В украинской прозе регресс был особенно заметен. Читая украинские романы Вадима Собко, нельзя было поручиться за то, что автор мыслит на родном языке; и словарь, и конструкция фразы, «организация» речи — все было до опасного предела приближено к русскому письму. Это именно та украинская речь, которая дает повод русскому обывателю утверждать, что он решительно все понимает и не надо его дурачить, нет никакого особенного, отдельного украинского языка. Дайте такому читателю для пробы страницу Юрия Яновского, М. Коцюбинского, не говоря уже о В. Стефанике или О. Кобылянской, дайте ему любую главу из «Маруси Чурай» Лины Костенко или какое-нибудь стихотворение позднего Л. Первомайского, и он призна́ется, что не понял прочитанного.

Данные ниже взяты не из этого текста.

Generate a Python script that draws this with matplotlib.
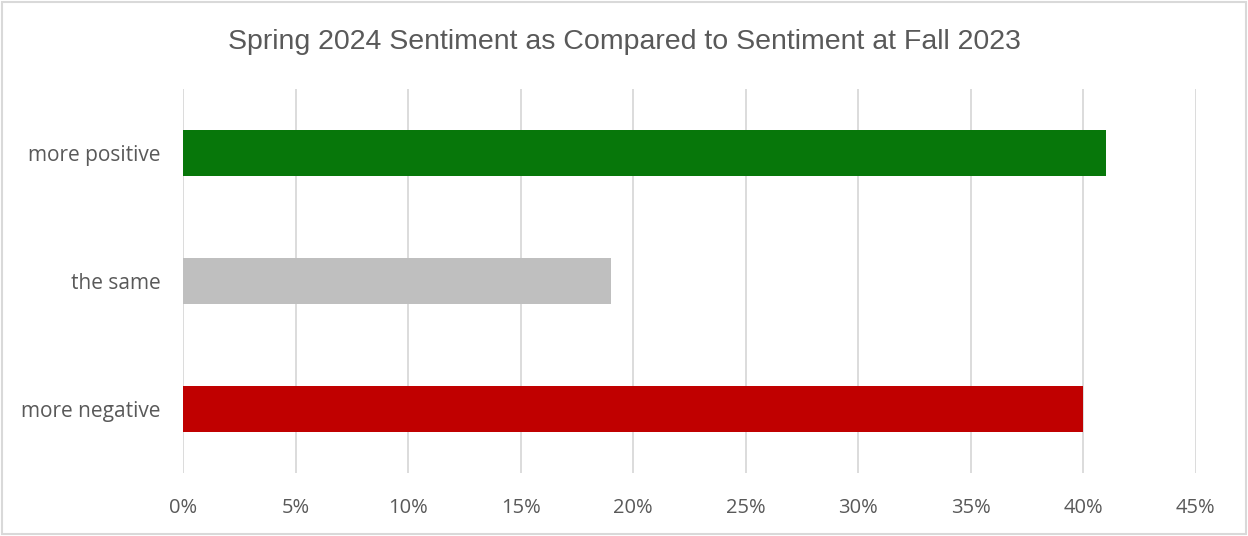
import matplotlib.pyplot as plt
from matplotlib.patches import Rectangle

categories = ["more negative", "the same", "more positive"]
values = [40, 19, 41]
colors = ["#c00000", "#bfbfbf", "#07770a"]
ticks = [0, 5, 10, 15, 20, 25, 30, 35, 40, 45]

fig = plt.figure(figsize=(12.48, 5.36), dpi=100)
ax = fig.add_axes([0.147, 0.1175, 0.811, 0.7165])

ax.barh(range(len(categories)), values, height=0.36, color=colors, zorder=3)

ax.set_xlim(0, 45)
ax.set_ylim(-0.5, 2.5)
ax.set_xticks(ticks)
ax.set_xticklabels([f"{t}%" for t in ticks], fontsize=14.5, color="#595959",
                   family="Open Sans")
ax.set_yticks(range(len(categories)))
ax.set_yticklabels(categories, fontsize=15, color="#595959", family="Open Sans")
ax.tick_params(axis="x", length=0, pad=18)
ax.tick_params(axis="y", length=0, pad=16.5)
ax.xaxis.grid(True, color="#d9d9d9", linewidth=1.3, zorder=0)
for s in ax.spines.values():
    s.set_visible(False)

fig.text(0.5, 0.922, "Spring 2024 Sentiment as Compared to Sentiment at Fall 2023",
         ha="center", va="center", fontsize=20.5, color="#595959",
         family="Liberation Sans")

# thin frame around the whole chart
fig.add_artist(Rectangle((0.002, 0.003), 0.996, 0.994, transform=fig.transFigure,
                         fill=False, edgecolor="#d9d9d9", linewidth=1.5))

fig.savefig("out.png", dpi=100)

В украинском тексте пьесы Собко я новых богатств и красок не нашел, мой перевод пьесы заключался в посильном обогащении речи, в купюрах там, где пробалтывалось то, что должно стать открытием самого́ мыслящего зрителя. Но я еще и переделал пьесу, переписал ряд сцен, написал новые, ввел в пьесу и новых персонажей. Все материалы и рукописи до сих пор хранятся у меня. Взгляд на пьесу и Алексея Попова и режиссуры театра изменился после читки нового варианта на труппе. Ее включили в репертуар. В середине января 1949 года текст был снова сдан в Главрепертком и в Управление театров Комитета по делам искусств. Вл. Пименов, начальник Управления театров, через неделю позвонил, предложив мне договор на перевод пьесы. Я от договора отказался, объяснил Пименову, что не заключил договора и с ЦТКА и могу принять единственную плату, ту, что положена переводчику за сыгранные уже спектакли, где бы они ни игрались. Но ни с Управлением, ни со своим театром договоров заключать не хочу.